### EXERCISE BRIEF:
Your answer should be one number: how many lines of the records hold the string "with".

+++ MATERIAL PROVIDED

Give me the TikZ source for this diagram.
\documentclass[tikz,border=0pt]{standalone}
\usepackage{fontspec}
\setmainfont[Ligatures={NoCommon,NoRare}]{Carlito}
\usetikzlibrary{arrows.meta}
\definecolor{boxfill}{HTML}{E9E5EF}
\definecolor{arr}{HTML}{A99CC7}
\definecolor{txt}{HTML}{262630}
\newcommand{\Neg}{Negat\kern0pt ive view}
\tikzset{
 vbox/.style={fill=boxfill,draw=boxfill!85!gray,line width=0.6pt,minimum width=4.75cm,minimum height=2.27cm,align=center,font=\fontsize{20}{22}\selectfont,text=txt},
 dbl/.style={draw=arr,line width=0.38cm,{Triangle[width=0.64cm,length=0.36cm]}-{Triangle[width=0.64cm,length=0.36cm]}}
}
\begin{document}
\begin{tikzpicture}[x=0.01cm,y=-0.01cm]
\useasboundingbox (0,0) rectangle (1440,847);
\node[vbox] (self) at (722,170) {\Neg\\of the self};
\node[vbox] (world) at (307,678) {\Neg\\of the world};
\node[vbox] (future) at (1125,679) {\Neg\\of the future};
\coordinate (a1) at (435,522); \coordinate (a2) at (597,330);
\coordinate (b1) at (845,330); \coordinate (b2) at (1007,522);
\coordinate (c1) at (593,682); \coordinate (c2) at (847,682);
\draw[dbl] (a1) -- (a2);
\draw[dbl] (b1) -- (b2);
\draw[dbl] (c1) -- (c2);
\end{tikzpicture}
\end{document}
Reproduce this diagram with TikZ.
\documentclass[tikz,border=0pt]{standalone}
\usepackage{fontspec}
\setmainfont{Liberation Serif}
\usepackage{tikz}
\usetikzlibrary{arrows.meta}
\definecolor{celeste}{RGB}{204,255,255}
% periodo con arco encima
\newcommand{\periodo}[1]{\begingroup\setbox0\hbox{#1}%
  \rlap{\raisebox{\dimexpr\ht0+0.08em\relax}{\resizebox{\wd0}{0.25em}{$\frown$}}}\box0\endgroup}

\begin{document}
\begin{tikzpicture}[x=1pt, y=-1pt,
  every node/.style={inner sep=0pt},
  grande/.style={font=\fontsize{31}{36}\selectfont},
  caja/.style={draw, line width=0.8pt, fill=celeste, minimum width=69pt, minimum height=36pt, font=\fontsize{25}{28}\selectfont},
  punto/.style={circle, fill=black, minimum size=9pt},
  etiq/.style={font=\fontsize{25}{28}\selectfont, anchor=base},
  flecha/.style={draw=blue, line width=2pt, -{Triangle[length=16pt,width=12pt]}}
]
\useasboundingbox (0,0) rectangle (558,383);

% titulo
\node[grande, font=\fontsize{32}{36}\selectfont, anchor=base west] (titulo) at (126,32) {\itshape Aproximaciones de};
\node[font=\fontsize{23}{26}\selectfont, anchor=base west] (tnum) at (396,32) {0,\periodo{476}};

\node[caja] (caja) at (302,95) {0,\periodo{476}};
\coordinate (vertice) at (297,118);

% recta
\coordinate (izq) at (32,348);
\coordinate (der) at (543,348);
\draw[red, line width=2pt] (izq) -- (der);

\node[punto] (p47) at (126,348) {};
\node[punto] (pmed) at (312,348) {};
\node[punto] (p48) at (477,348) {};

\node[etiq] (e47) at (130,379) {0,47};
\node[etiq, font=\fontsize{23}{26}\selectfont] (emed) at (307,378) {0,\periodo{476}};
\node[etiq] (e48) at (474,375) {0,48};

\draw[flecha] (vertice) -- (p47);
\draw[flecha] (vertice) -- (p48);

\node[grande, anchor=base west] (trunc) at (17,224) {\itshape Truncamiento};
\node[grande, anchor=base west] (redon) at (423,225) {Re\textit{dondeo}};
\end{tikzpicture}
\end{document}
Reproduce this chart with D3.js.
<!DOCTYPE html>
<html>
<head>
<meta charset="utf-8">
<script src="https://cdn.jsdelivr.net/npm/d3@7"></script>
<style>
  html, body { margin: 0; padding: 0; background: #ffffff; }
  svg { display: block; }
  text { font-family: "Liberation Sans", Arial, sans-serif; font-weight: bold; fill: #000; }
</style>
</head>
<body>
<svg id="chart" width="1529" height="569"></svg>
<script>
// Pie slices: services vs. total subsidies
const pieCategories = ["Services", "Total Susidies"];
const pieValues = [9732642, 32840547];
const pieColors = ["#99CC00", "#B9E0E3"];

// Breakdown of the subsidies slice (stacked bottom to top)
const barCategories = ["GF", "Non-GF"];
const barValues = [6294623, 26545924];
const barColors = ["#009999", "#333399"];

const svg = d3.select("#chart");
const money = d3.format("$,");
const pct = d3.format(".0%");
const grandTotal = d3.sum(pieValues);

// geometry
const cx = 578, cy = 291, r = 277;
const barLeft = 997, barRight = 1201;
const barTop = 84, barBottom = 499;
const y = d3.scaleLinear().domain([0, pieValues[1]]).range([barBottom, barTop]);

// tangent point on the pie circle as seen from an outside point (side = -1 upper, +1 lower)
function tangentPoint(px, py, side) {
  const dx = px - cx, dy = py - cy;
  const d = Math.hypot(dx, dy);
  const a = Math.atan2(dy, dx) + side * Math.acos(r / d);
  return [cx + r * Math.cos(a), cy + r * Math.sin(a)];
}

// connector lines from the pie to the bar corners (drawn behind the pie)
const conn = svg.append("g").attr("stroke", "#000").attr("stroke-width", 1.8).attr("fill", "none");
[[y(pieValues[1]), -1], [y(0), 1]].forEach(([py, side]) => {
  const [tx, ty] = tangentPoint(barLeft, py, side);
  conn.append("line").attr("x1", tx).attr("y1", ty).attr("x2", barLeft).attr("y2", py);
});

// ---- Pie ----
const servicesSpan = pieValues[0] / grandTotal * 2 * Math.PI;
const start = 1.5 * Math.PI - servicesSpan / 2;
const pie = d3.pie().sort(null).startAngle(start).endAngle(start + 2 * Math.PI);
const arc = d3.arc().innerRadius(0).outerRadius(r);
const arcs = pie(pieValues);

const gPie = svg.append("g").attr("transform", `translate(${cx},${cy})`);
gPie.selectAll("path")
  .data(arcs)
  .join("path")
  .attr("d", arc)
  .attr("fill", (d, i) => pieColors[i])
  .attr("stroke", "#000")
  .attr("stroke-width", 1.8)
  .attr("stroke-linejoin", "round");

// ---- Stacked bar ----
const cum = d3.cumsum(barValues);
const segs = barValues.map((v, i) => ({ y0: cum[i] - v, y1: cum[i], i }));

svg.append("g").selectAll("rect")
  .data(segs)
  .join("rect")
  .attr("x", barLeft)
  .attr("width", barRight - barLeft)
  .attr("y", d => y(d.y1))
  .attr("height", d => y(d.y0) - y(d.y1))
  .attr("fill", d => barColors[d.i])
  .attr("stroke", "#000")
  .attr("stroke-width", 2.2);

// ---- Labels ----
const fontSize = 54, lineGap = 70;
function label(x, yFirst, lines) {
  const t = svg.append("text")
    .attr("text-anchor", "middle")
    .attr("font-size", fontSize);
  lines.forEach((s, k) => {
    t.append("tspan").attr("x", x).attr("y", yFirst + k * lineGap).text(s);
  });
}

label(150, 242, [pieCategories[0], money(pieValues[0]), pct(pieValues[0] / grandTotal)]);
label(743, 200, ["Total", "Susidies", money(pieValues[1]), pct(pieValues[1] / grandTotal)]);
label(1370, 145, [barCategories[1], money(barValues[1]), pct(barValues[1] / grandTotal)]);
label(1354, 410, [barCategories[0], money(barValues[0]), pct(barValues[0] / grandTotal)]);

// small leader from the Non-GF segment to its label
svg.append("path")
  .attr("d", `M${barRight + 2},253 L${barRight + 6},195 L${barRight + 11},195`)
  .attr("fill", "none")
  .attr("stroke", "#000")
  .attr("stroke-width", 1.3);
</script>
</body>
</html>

++++++

### OUTPUT FOR THIS EXERCISE:
2